The Conservative Undead

“American political parties have disappeared before,” Keith Olbermann warned Republicans in a 2009 “special comment.” The suspended MSNBC host histrionically continued, “You’re rapidly moving from the party of no conscience towards the party of no relevancy. You are behind the wheel of a political Toyota, and before the midterms you will be reduced to obviously being this generation’s home for the nuts.”

Mr. Olbermann, meet Mr. Rubio, Florida’s Republican Senator-elect whose votes nearly equaled the number cast for his two opponents combined; meet Mr. Snyder, a Michigan businessman who painted his blue state red; meet Mr. Scott, an African-American Republican sent to Congress from the South Carolina district that witnessed the first shots of the Civil War. These are the conservative undead, candidates who ignored the numerous autopsies performed on their political species over the last few years to win office not by evolving into Democrats, but by returning to core principles.    

Next to the impressive collection of political scalps—the chairmen of the House budget and armed services committees, the President’s old Senate seat, the junior half of McCain-Feingold, that vile loudmouth from Florida—collected on November 2, the yellowing tear sheets of the numerous political obituaries written about conservatism provide conservatives with the greatest current satisfaction. Comeuppance for one’s antagonists tends to provoke that feeling.

Just last year, Time magazine pictured the Republican elephant on its cover beneath the caption: “Endangered Species.” The GOP, Time posited, is “starting to look like the Federalists of the early 19th century: an embittered, over-the-top, out-of-touch regional party en route to extinction, doubling down on dogma the electorate has already rejected.”

“Is conservatism finished?” asked E. J. Dionne in 2006. Fareed Zakaria, in the Newsweek piece “The End of Conservatism,” observed that “conservative slogans sound weirdly anachronistic, like watching an old TV show from … well, from the 1970s.” A Manchester Guardian online poll following 2008’s election asked, “Is the Republican Party Dead?” An overwhelming majority answered: “Yes, start planning the funeral.”

Would it be too hackneyed to quote Twain here?

George Packer’s lengthy 2008 “Fall of Conservatism” article in The New Yorker boldly declared that “America is entering a new era.” The opposition to Barack Obama in 2008 was just “spasms of nerve endings in an organism that’s brain dead. Among Republicans, there is no energy, no fresh thinking, no ability to capture the concerns and feelings of millions of people.”

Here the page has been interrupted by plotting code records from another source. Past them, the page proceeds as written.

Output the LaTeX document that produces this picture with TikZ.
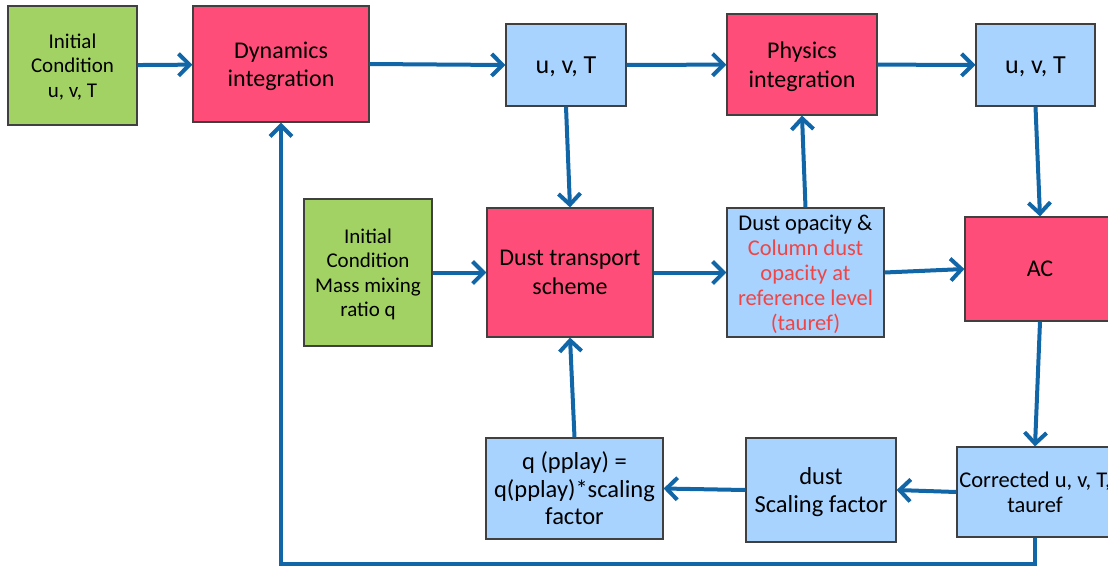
\documentclass[tikz,border=0pt]{standalone}
\usepackage{fontspec}
\setmainfont{Carlito}
\usetikzlibrary{arrows.meta}
\definecolor{boxgreen}{HTML}{A3D264}
\definecolor{boxred}{HTML}{FF4D79}
\definecolor{boxblue}{HTML}{A8D3FF}
\definecolor{flowblue}{HTML}{1166A8}
\definecolor{notered}{HTML}{EE4646}
\tikzset{
    box/.style = {rectangle, draw=black!75, line width=1.2pt, align=center, inner sep=0pt, text depth=0pt},
    greenbox/.style = {box, fill=boxgreen, font=\fontsize{21}{24.5}\selectfont},
    redbox/.style = {box, fill=boxred, font=\fontsize{24}{28.5}\selectfont},
    bluebox/.style = {box, fill=boxblue, font=\fontsize{24.5}{27.5}\selectfont},
    uvtbox/.style = {box, fill=boxblue, font=\fontsize{26}{30}\selectfont},
    smallblue/.style = {box, fill=boxblue, font=\fontsize{22.5}{25}\selectfont},
    flow/.style = {-{Straight Barb[length=11pt,width=22pt,line width=4pt]}, line width=4pt, flowblue},
    feedback/.style = {flow, rounded corners=0pt}
}

\begin{document}
\begin{tikzpicture}[x=1pt,y=-1pt]
\useasboundingbox (0,0) rectangle (1108,566);
\clip (0,0) rectangle (1108,566);

% top row
\node[greenbox, minimum width=129pt, minimum height=119pt] (icuvt) at (72.5,65.5) {Initial\\Condition\\u, v, T};
\node[redbox, minimum width=176pt, minimum height=116pt] (dyn) at (281,64) {Dynamics\\integration};
\node[uvtbox, minimum width=120pt, minimum height=82pt] (uvta) at (566,65) {u, v, T};
\node[redbox, minimum width=150pt, minimum height=101pt] (phys) at (802,64.5) {Physics\\integration};
\node[uvtbox, minimum width=119pt, minimum height=82pt] (uvtb) at (1035.5,65) {u, v, T};

% middle row
\node[greenbox, minimum width=128pt, minimum height=147pt] (icq) at (368,272.5) {Initial\\Condition\\Mass mixing\\ratio q};
\node[redbox, minimum width=166pt, minimum height=129pt] (dts) at (570,272.5) {Dust transport\\scheme};
\node[smallblue, minimum width=157pt, minimum height=129pt] (opac) at (805.5,272.5)
  {Dust opacity \&\\\textcolor{notered}{Column dust}\\\textcolor{notered}{opacity at}\\\textcolor{notered}{reference level}\\\textcolor{notered}{(tauref)}};
\node[redbox, minimum width=150pt, minimum height=104pt] (ac) at (1040,269) {AC};

% bottom row
\node[smallblue, minimum width=156pt, minimum height=90pt] (corr) at (1035,492) {Corrected u, v, T,\\tauref};
\node[bluebox, minimum width=150pt, minimum height=104pt] (scal) at (821,490) {dust\\Scaling factor};
\node[bluebox, minimum width=177pt, minimum height=101pt] (qbox) at (574.5,488.5) {q (pplay) =\\q(pplay)*scaling\\factor};

\draw[flow] (icuvt) -- (dyn);
\draw[flow] (dyn.east) -- (uvta.west);
\draw[flow] (uvta) -- (phys);
\draw[flow] (phys) -- (uvtb);
\draw[flow] (uvta.south) -- (dts.north);
\draw[flow] (opac.north) -- (phys.south);
\draw[flow] (uvtb.south) -- (ac.north);
\draw[flow] (icq) -- (dts);
\draw[flow] (dts) -- (opac);
\draw[flow] (opac.east) -- (ac.west);
\draw[flow] (ac.south) -- (corr.north);
\draw[flow] (corr.west) -- (scal.east);
\draw[flow] (scal.west) -- (qbox.east);
\draw[flow] (qbox.north) -- (dts.south);
\draw[feedback] (corr.south) -- ++(0,26) -| (dyn.south);
\end{tikzpicture}
\end{document}
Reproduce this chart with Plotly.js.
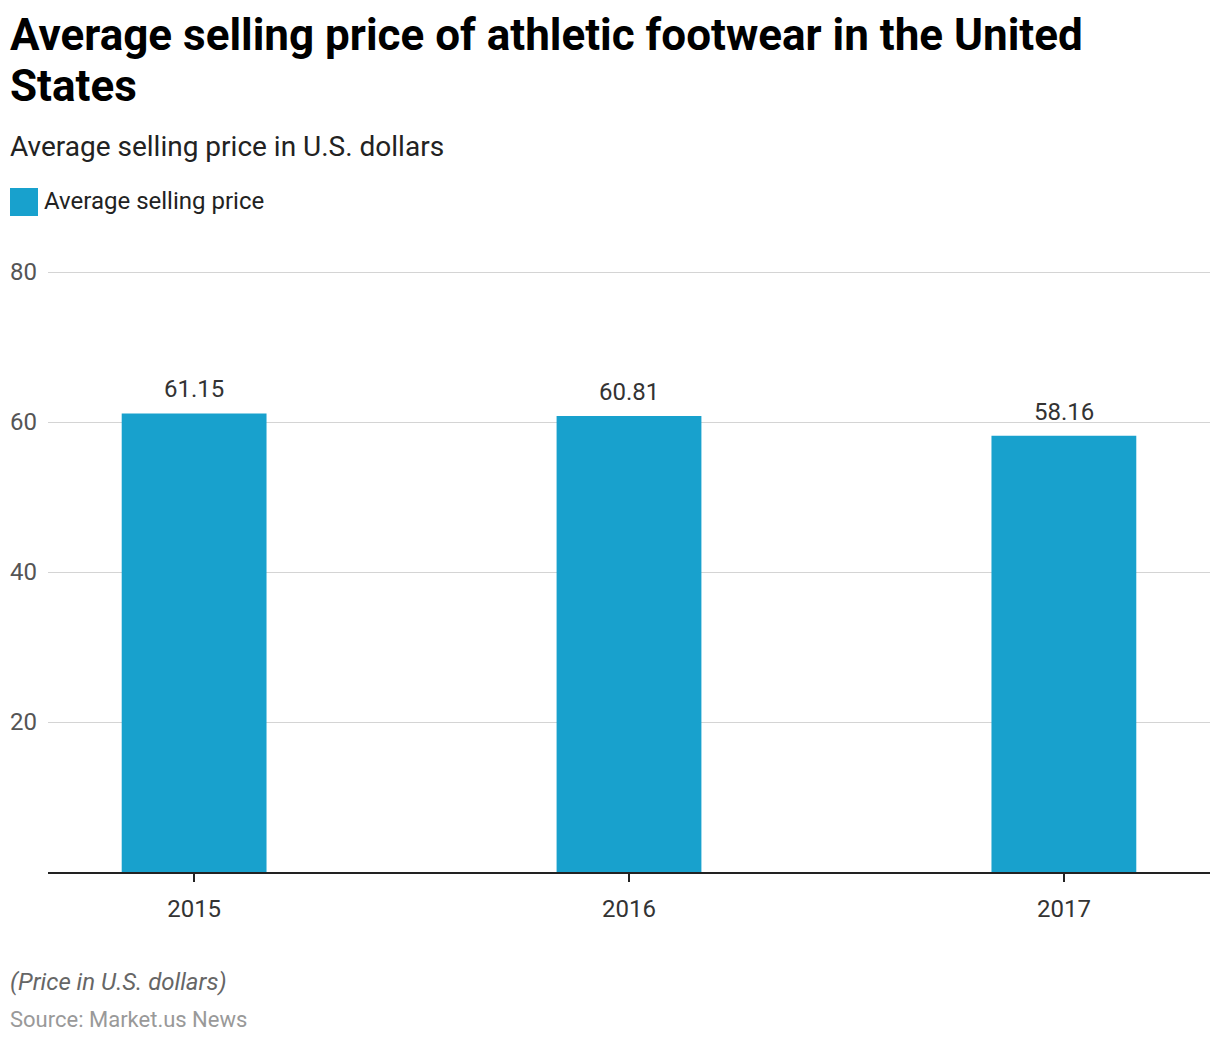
<!DOCTYPE html>
<html>
<head>
<meta charset="utf-8">
<script src="https://cdn.plot.ly/plotly-3.0.1.min.js"></script>
<style>html,body{margin:0;padding:0;background:#fff;}</style>
</head>
<body>
<div id="chart" style="width:1220px;height:1044px;"></div>
<script>
const years = ['2015', '2016', '2017'];
const prices = [61.15, 60.81, 58.16];
const seriesName = 'Average selling price';
const yTicks = [20, 40, 60, 80];
const titleLines = ['Average selling price of athletic footwear in the United', 'States'];
const subtitleText = 'Average selling price in U.S. dollars';
const noteText = '(Price in U.S. dollars)';
const sourceText = 'Source: Market.us News';

const barColor = '#18A1CD';
const W = 1220, H = 1044, mL = 48, mR = 10, mT = 266, mB = 172;
const pw = W - mL - mR, ph = H - mT - mB;
const px = x => (x - mL) / pw;
const py = y => (H - mB - y) / ph;

const trace = {
  type: 'bar',
  x: years,
  y: prices,
  name: seriesName,
  marker: {color: barColor},
  width: 0.333,
  hoverinfo: 'x+y'
};

const annotations = [
  {text: '<b>' + titleLines[0] + '</b>', xref: 'paper', yref: 'paper', x: px(8), y: py(35), xanchor: 'left', yanchor: 'middle', align: 'left', showarrow: false, font: {family: 'Roboto', size: 44, color: '#000'}},
  {text: '<b>' + titleLines[1] + '</b>', xref: 'paper', yref: 'paper', x: px(8), y: py(86), xanchor: 'left', yanchor: 'middle', align: 'left', showarrow: false, font: {family: 'Roboto', size: 44, color: '#000'}},
  {text: subtitleText, xref: 'paper', yref: 'paper', x: px(8), y: py(147), xanchor: 'left', yanchor: 'middle', showarrow: false, font: {family: 'Roboto', size: 28, color: '#222'}},
  {text: seriesName, xref: 'paper', yref: 'paper', x: px(42), y: py(201), xanchor: 'left', yanchor: 'middle', showarrow: false, font: {family: 'Roboto', size: 24, color: '#222'}},
  {text: '<i>' + noteText + '</i>', xref: 'paper', yref: 'paper', x: px(8), y: py(982), xanchor: 'left', yanchor: 'middle', showarrow: false, font: {family: 'Roboto', size: 24, color: '#666'}},
  {text: sourceText, xref: 'paper', yref: 'paper', x: px(8), y: py(1019), xanchor: 'left', yanchor: 'middle', showarrow: false, font: {family: 'Roboto', size: 22, color: '#999'}}
];
years.forEach((yr, i) => {
  annotations.push({text: prices[i].toFixed(2), x: i, y: prices[i], xref: 'x', yref: 'y', xanchor: 'center', yanchor: 'bottom', yshift: 8, showarrow: false, font: {family: 'Roboto', size: 24, color: '#333'}});
});

const layout = {
  width: W, height: H,
  margin: {l: mL, r: mR, t: mT, b: mB, pad: 0},
  paper_bgcolor: '#fff', plot_bgcolor: '#fff',
  showlegend: false,
  font: {family: 'Roboto', color: '#333'},
  xaxis: {
    type: 'category',
    range: [-0.336, 2.336],
    showgrid: false,
    showline: true, linecolor: '#222', linewidth: 2,
    ticks: 'outside', ticklen: 8, tickcolor: '#222', tickwidth: 2,
    ticklabelstandoff: 6,
    tickfont: {family: 'Roboto', size: 24, color: '#333'},
    fixedrange: true
  },
  yaxis: {
    range: [0, 80.8],
    tickvals: yTicks,
    ticktext: yTicks.map(String),
    showgrid: true, gridcolor: '#d4d4d4', gridwidth: 1,
    zeroline: false, showline: false,
    ticks: '', ticklabelstandoff: 10,
    tickfont: {family: 'Roboto', size: 24, color: '#555'},
    fixedrange: true
  },
  shapes: [
    {type: 'rect', xref: 'paper', yref: 'paper', x0: px(10), x1: px(38), y0: py(216), y1: py(188), fillcolor: barColor, line: {width: 0}}
  ],
  annotations: annotations
};

Plotly.newPlot('chart', [trace], layout, {displayModeBar: false, staticPlot: true});
</script>
</body>
</html>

That may have appeared true in the heady days of 2008, when the Democratic candidate spoke at Nuremberg-style rallies and gave Harold Hill promises of hope and change. But it was folly to rely on the euphoria of a single campaign and not even to await the results of governance, to forecast that “conservatives will have to spend some years or even decades wandering across a bleak political landscape of losing campaigns and rebranding efforts and earnest policy retreats, much as liberals did after 1968, before they can hope to establish dominance.”

It wasn’t just fleeting articles or broadcast utterances that imagined the disappearance of the largest part of the American political spectrum. Authors devoted entire books to indulging this fantasy. A cottage industry—Sam Tanenhaus’s The Death of Conservatism, Sidney Blumenthal’s The Strange Death of Republican America, James Carville’s 40 More Years: How the Democrats Will Rule the Next Generation—sprang up not only to wish away the existence of the conservative opposition, but to caution the opposition that their existence depended upon their becoming liberals.

In 2008, when books proclaiming the Right’s demise found eager publishers, I wrote a book called A Conservative History of the American Left. Its thesis, in large part, is that no matter how discredited one Left appears, another Left, wearing new labels—“socialist,” “progressive,” “New Left”—but holding similar principles, would soon take its place. The contrast with liberalism’s vision of conservatism—seeing its adversaries as forever teetering on the precipice of extinction—highlights the overall differences between conservatism, guided by experience, and liberalism, motivated by a dream of the society that could be. 

It is strange that conservatism, which seems more immune to the tides of political fashion and which is largely averse to repackaging gimmickry, would not be granted such respect from its periodic obituary writers. An obituary for the conservative obituary is itself premature. The next time conservatism runs a fever—as it undoubtedly did over the course of the last decade—the spin-doctor-witch-doctors will once again proclaim it dead. And once again their faces will be covered in egg. 

It is tempting, but wrong, to dismiss these end-of-conservatism analyses as uniformly the sandwich-board ravings of political droolers. Fareed Zakaria hosts the most thoughtful show on cable news. Sam Tanenhaus penned one of the best biographies of the last quarter century.

Their premature post mortems, wholly discredited by the events of Tuesday past, demonstrate the degree to which hope clouds reality even among seasoned political observers. Conservatism is dead like Dewey defeats Truman.